* START Dataset excerpt *

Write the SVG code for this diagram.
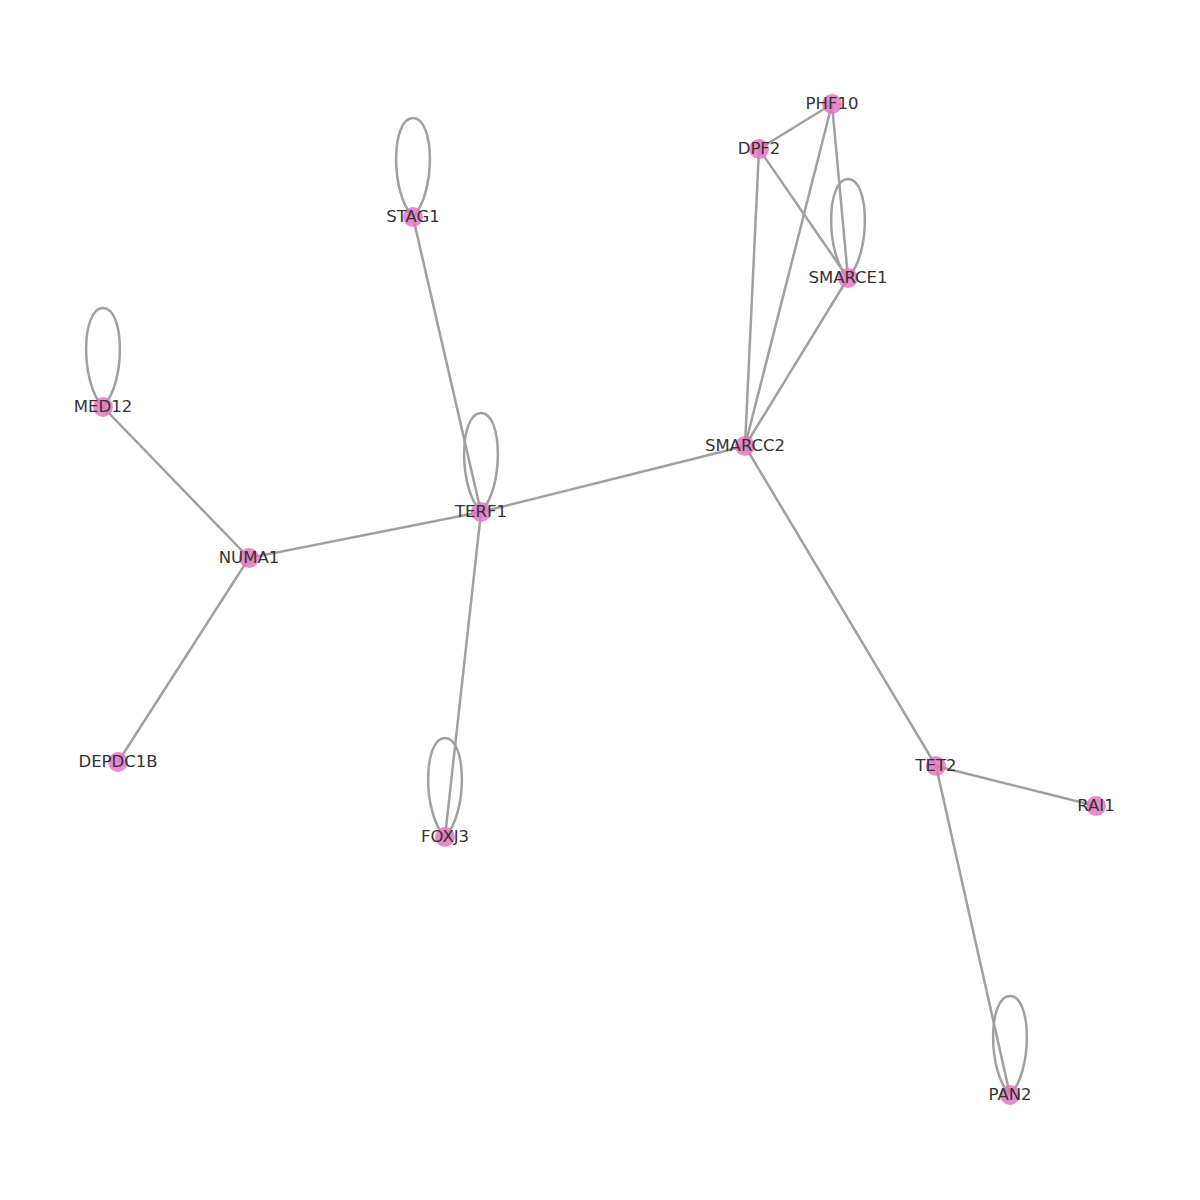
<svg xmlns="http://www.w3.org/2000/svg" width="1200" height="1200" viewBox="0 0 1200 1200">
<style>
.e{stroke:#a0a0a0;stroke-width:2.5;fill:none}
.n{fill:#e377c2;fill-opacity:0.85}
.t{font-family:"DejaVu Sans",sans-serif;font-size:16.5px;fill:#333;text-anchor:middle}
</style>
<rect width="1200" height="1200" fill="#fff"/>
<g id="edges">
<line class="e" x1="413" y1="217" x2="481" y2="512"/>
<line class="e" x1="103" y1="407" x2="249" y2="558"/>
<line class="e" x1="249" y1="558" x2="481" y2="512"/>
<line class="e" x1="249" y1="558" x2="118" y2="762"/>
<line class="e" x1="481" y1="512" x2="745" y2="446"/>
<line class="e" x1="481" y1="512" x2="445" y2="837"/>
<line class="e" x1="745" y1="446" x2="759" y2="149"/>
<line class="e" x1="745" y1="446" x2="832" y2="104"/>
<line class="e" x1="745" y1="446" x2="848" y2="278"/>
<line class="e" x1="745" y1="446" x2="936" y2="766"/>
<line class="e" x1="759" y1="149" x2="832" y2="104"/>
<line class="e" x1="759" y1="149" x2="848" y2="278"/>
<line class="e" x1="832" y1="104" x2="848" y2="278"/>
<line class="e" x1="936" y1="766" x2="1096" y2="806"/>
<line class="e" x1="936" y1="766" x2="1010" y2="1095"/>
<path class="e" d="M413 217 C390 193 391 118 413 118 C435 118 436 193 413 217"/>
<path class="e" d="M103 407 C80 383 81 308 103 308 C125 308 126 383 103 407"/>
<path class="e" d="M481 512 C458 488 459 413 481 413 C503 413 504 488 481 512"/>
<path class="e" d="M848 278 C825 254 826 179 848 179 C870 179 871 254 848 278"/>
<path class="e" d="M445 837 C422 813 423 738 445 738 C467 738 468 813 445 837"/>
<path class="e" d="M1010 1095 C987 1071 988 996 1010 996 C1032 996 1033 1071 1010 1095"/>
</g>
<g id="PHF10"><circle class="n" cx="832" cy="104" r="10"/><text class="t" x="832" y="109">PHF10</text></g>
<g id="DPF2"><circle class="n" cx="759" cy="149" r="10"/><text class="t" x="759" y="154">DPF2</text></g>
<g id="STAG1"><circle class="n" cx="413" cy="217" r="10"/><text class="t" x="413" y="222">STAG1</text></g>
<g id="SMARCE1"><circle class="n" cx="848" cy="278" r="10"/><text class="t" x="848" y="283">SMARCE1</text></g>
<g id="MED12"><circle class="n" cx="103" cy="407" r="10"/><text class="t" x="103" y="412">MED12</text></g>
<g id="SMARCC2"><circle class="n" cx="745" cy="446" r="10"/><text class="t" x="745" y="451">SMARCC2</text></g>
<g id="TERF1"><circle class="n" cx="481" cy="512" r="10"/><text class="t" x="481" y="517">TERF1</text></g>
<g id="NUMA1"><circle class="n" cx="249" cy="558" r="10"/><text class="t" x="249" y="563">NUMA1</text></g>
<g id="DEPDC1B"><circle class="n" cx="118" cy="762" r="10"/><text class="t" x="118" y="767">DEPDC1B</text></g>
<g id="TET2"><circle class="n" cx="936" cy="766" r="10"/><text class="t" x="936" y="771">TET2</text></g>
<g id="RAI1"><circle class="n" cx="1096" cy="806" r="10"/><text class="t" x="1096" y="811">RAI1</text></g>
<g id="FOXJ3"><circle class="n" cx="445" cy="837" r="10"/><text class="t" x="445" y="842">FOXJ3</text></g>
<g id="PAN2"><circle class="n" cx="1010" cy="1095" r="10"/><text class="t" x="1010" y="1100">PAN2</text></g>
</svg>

* END Dataset excerpt *

Quote everything in the listing above exactly; pictures are the only thing to omit.

Write the SVG code for this diagram.
<svg xmlns="http://www.w3.org/2000/svg" width="1200" height="1200" viewBox="0 0 1200 1200">
<style>
.e{stroke:#a0a0a0;stroke-width:2.5;fill:none}
.n{fill:#e377c2;fill-opacity:0.85}
.t{font-family:"DejaVu Sans",sans-serif;font-size:16.5px;fill:#333;text-anchor:middle}
</style>
<rect width="1200" height="1200" fill="#fff"/>
<g id="edges">
<line class="e" x1="413" y1="217" x2="481" y2="512"/>
<line class="e" x1="103" y1="407" x2="249" y2="558"/>
<line class="e" x1="249" y1="558" x2="481" y2="512"/>
<line class="e" x1="249" y1="558" x2="118" y2="762"/>
<line class="e" x1="481" y1="512" x2="745" y2="446"/>
<line class="e" x1="481" y1="512" x2="445" y2="837"/>
<line class="e" x1="745" y1="446" x2="759" y2="149"/>
<line class="e" x1="745" y1="446" x2="832" y2="104"/>
<line class="e" x1="745" y1="446" x2="848" y2="278"/>
<line class="e" x1="745" y1="446" x2="936" y2="766"/>
<line class="e" x1="759" y1="149" x2="832" y2="104"/>
<line class="e" x1="759" y1="149" x2="848" y2="278"/>
<line class="e" x1="832" y1="104" x2="848" y2="278"/>
<line class="e" x1="936" y1="766" x2="1096" y2="806"/>
<line class="e" x1="936" y1="766" x2="1010" y2="1095"/>
<path class="e" d="M413 217 C390 193 391 118 413 118 C435 118 436 193 413 217"/>
<path class="e" d="M103 407 C80 383 81 308 103 308 C125 308 126 383 103 407"/>
<path class="e" d="M481 512 C458 488 459 413 481 413 C503 413 504 488 481 512"/>
<path class="e" d="M848 278 C825 254 826 179 848 179 C870 179 871 254 848 278"/>
<path class="e" d="M445 837 C422 813 423 738 445 738 C467 738 468 813 445 837"/>
<path class="e" d="M1010 1095 C987 1071 988 996 1010 996 C1032 996 1033 1071 1010 1095"/>
</g>
<g id="PHF10"><circle class="n" cx="832" cy="104" r="10"/><text class="t" x="832" y="109">PHF10</text></g>
<g id="DPF2"><circle class="n" cx="759" cy="149" r="10"/><text class="t" x="759" y="154">DPF2</text></g>
<g id="STAG1"><circle class="n" cx="413" cy="217" r="10"/><text class="t" x="413" y="222">STAG1</text></g>
<g id="SMARCE1"><circle class="n" cx="848" cy="278" r="10"/><text class="t" x="848" y="283">SMARCE1</text></g>
<g id="MED12"><circle class="n" cx="103" cy="407" r="10"/><text class="t" x="103" y="412">MED12</text></g>
<g id="SMARCC2"><circle class="n" cx="745" cy="446" r="10"/><text class="t" x="745" y="451">SMARCC2</text></g>
<g id="TERF1"><circle class="n" cx="481" cy="512" r="10"/><text class="t" x="481" y="517">TERF1</text></g>
<g id="NUMA1"><circle class="n" cx="249" cy="558" r="10"/><text class="t" x="249" y="563">NUMA1</text></g>
<g id="DEPDC1B"><circle class="n" cx="118" cy="762" r="10"/><text class="t" x="118" y="767">DEPDC1B</text></g>
<g id="TET2"><circle class="n" cx="936" cy="766" r="10"/><text class="t" x="936" y="771">TET2</text></g>
<g id="RAI1"><circle class="n" cx="1096" cy="806" r="10"/><text class="t" x="1096" y="811">RAI1</text></g>
<g id="FOXJ3"><circle class="n" cx="445" cy="837" r="10"/><text class="t" x="445" y="842">FOXJ3</text></g>
<g id="PAN2"><circle class="n" cx="1010" cy="1095" r="10"/><text class="t" x="1010" y="1100">PAN2</text></g>
</svg>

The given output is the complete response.